[Goal of the exercise]: Your task is to give the data again, exactly, with every line intact.

[Data section]:

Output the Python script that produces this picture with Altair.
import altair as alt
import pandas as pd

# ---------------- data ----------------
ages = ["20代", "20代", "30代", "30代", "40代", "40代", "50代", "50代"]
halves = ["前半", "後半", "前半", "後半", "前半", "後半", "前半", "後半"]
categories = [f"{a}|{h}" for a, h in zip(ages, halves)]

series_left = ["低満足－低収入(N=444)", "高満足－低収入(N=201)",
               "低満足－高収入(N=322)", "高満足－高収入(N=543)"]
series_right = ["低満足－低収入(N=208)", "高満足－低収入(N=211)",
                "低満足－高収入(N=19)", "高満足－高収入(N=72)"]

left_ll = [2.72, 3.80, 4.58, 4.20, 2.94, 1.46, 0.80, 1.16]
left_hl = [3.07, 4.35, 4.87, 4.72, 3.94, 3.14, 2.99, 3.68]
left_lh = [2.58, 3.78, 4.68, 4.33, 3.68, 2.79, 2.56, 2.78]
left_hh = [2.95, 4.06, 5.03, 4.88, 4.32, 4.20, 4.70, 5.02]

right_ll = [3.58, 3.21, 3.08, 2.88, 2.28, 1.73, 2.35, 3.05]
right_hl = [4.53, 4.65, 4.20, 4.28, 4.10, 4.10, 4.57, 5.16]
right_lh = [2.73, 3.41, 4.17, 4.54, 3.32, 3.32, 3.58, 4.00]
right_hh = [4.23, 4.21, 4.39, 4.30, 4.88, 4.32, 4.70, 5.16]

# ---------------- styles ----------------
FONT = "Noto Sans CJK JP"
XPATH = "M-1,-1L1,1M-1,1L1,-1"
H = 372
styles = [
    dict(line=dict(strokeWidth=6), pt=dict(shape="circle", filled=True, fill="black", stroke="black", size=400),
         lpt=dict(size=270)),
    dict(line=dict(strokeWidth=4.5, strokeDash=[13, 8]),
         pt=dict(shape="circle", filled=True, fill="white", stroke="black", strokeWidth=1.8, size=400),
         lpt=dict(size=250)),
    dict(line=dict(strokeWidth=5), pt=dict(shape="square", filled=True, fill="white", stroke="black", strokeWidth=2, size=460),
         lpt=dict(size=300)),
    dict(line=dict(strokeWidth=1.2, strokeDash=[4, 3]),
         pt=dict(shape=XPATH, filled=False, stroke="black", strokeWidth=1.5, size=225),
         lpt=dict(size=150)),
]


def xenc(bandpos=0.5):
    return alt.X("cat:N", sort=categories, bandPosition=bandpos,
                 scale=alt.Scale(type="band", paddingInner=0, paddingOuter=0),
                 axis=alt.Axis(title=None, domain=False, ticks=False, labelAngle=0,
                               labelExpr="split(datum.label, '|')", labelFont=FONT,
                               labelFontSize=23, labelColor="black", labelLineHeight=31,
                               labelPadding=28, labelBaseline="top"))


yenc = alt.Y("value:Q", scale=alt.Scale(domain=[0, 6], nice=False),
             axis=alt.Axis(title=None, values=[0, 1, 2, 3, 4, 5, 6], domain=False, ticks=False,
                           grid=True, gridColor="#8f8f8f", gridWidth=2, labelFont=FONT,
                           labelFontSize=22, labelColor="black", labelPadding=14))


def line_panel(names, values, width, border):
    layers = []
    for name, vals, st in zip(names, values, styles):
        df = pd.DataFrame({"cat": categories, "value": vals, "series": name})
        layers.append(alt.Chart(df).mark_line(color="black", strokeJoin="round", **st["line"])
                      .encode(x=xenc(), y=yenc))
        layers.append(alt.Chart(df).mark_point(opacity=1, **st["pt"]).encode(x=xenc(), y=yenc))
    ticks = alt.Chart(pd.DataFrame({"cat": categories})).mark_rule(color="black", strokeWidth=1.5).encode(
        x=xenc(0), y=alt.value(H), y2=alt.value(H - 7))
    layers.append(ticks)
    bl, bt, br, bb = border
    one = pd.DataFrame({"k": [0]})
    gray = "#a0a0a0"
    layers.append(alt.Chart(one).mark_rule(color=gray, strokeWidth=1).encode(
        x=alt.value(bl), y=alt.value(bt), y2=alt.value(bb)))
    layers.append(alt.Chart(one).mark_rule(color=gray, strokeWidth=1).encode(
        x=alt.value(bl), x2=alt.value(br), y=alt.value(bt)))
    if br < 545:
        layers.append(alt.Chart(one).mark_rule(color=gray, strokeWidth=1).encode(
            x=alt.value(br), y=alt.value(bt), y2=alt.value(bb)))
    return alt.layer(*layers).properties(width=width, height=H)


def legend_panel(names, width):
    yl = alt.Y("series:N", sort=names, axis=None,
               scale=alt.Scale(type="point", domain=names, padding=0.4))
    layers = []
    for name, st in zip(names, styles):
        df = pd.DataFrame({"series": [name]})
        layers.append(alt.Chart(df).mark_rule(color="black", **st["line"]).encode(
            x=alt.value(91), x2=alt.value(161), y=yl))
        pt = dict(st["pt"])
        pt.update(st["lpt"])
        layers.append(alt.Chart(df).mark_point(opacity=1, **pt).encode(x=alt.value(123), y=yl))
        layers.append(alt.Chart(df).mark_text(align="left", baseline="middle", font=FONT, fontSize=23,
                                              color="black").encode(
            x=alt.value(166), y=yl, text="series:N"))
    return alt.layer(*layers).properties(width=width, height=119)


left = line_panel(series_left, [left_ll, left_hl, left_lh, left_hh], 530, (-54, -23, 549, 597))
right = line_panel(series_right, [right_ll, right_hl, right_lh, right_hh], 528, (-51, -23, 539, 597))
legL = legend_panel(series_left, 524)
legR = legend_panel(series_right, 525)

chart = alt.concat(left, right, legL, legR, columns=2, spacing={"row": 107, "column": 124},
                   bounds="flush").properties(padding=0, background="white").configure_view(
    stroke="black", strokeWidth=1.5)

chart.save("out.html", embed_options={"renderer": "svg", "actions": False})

[Written response]:
Output the Python script that produces this picture with Altair.
import altair as alt
import pandas as pd

# ---------------- data ----------------
ages = ["20代", "20代", "30代", "30代", "40代", "40代", "50代", "50代"]
halves = ["前半", "後半", "前半", "後半", "前半", "後半", "前半", "後半"]
categories = [f"{a}|{h}" for a, h in zip(ages, halves)]

series_left = ["低満足－低収入(N=444)", "高満足－低収入(N=201)",
               "低満足－高収入(N=322)", "高満足－高収入(N=543)"]
series_right = ["低満足－低収入(N=208)", "高満足－低収入(N=211)",
                "低満足－高収入(N=19)", "高満足－高収入(N=72)"]

left_ll = [2.72, 3.80, 4.58, 4.20, 2.94, 1.46, 0.80, 1.16]
left_hl = [3.07, 4.35, 4.87, 4.72, 3.94, 3.14, 2.99, 3.68]
left_lh = [2.58, 3.78, 4.68, 4.33, 3.68, 2.79, 2.56, 2.78]
left_hh = [2.95, 4.06, 5.03, 4.88, 4.32, 4.20, 4.70, 5.02]

right_ll = [3.58, 3.21, 3.08, 2.88, 2.28, 1.73, 2.35, 3.05]
right_hl = [4.53, 4.65, 4.20, 4.28, 4.10, 4.10, 4.57, 5.16]
right_lh = [2.73, 3.41, 4.17, 4.54, 3.32, 3.32, 3.58, 4.00]
right_hh = [4.23, 4.21, 4.39, 4.30, 4.88, 4.32, 4.70, 5.16]

# ---------------- styles ----------------
FONT = "Noto Sans CJK JP"
XPATH = "M-1,-1L1,1M-1,1L1,-1"
H = 372
styles = [
    dict(line=dict(strokeWidth=6), pt=dict(shape="circle", filled=True, fill="black", stroke="black", size=400),
         lpt=dict(size=270)),
    dict(line=dict(strokeWidth=4.5, strokeDash=[13, 8]),
         pt=dict(shape="circle", filled=True, fill="white", stroke="black", strokeWidth=1.8, size=400),
         lpt=dict(size=250)),
    dict(line=dict(strokeWidth=5), pt=dict(shape="square", filled=True, fill="white", stroke="black", strokeWidth=2, size=460),
         lpt=dict(size=300)),
    dict(line=dict(strokeWidth=1.2, strokeDash=[4, 3]),
         pt=dict(shape=XPATH, filled=False, stroke="black", strokeWidth=1.5, size=225),
         lpt=dict(size=150)),
]


def xenc(bandpos=0.5):
    return alt.X("cat:N", sort=categories, bandPosition=bandpos,
                 scale=alt.Scale(type="band", paddingInner=0, paddingOuter=0),
                 axis=alt.Axis(title=None, domain=False, ticks=False, labelAngle=0,
                               labelExpr="split(datum.label, '|')", labelFont=FONT,
                               labelFontSize=23, labelColor="black", labelLineHeight=31,
                               labelPadding=28, labelBaseline="top"))


yenc = alt.Y("value:Q", scale=alt.Scale(domain=[0, 6], nice=False),
             axis=alt.Axis(title=None, values=[0, 1, 2, 3, 4, 5, 6], domain=False, ticks=False,
                           grid=True, gridColor="#8f8f8f", gridWidth=2, labelFont=FONT,
                           labelFontSize=22, labelColor="black", labelPadding=14))


def line_panel(names, values, width, border):
    layers = []
    for name, vals, st in zip(names, values, styles):
        df = pd.DataFrame({"cat": categories, "value": vals, "series": name})
        layers.append(alt.Chart(df).mark_line(color="black", strokeJoin="round", **st["line"])
                      .encode(x=xenc(), y=yenc))
        layers.append(alt.Chart(df).mark_point(opacity=1, **st["pt"]).encode(x=xenc(), y=yenc))
    ticks = alt.Chart(pd.DataFrame({"cat": categories})).mark_rule(color="black", strokeWidth=1.5).encode(
        x=xenc(0), y=alt.value(H), y2=alt.value(H - 7))
    layers.append(ticks)
    bl, bt, br, bb = border
    one = pd.DataFrame({"k": [0]})
    gray = "#a0a0a0"
    layers.append(alt.Chart(one).mark_rule(color=gray, strokeWidth=1).encode(
        x=alt.value(bl), y=alt.value(bt), y2=alt.value(bb)))
    layers.append(alt.Chart(one).mark_rule(color=gray, strokeWidth=1).encode(
        x=alt.value(bl), x2=alt.value(br), y=alt.value(bt)))
    if br < 545:
        layers.append(alt.Chart(one).mark_rule(color=gray, strokeWidth=1).encode(
            x=alt.value(br), y=alt.value(bt), y2=alt.value(bb)))
    return alt.layer(*layers).properties(width=width, height=H)


def legend_panel(names, width):
    yl = alt.Y("series:N", sort=names, axis=None,
               scale=alt.Scale(type="point", domain=names, padding=0.4))
    layers = []
    for name, st in zip(names, styles):
        df = pd.DataFrame({"series": [name]})
        layers.append(alt.Chart(df).mark_rule(color="black", **st["line"]).encode(
            x=alt.value(91), x2=alt.value(161), y=yl))
        pt = dict(st["pt"])
        pt.update(st["lpt"])
        layers.append(alt.Chart(df).mark_point(opacity=1, **pt).encode(x=alt.value(123), y=yl))
        layers.append(alt.Chart(df).mark_text(align="left", baseline="middle", font=FONT, fontSize=23,
                                              color="black").encode(
            x=alt.value(166), y=yl, text="series:N"))
    return alt.layer(*layers).properties(width=width, height=119)


left = line_panel(series_left, [left_ll, left_hl, left_lh, left_hh], 530, (-54, -23, 549, 597))
right = line_panel(series_right, [right_ll, right_hl, right_lh, right_hh], 528, (-51, -23, 539, 597))
legL = legend_panel(series_left, 524)
legR = legend_panel(series_right, 525)

chart = alt.concat(left, right, legL, legR, columns=2, spacing={"row": 107, "column": 124},
                   bounds="flush").properties(padding=0, background="white").configure_view(
    stroke="black", strokeWidth=1.5)

chart.save("out.html", embed_options={"renderer": "svg", "actions": False})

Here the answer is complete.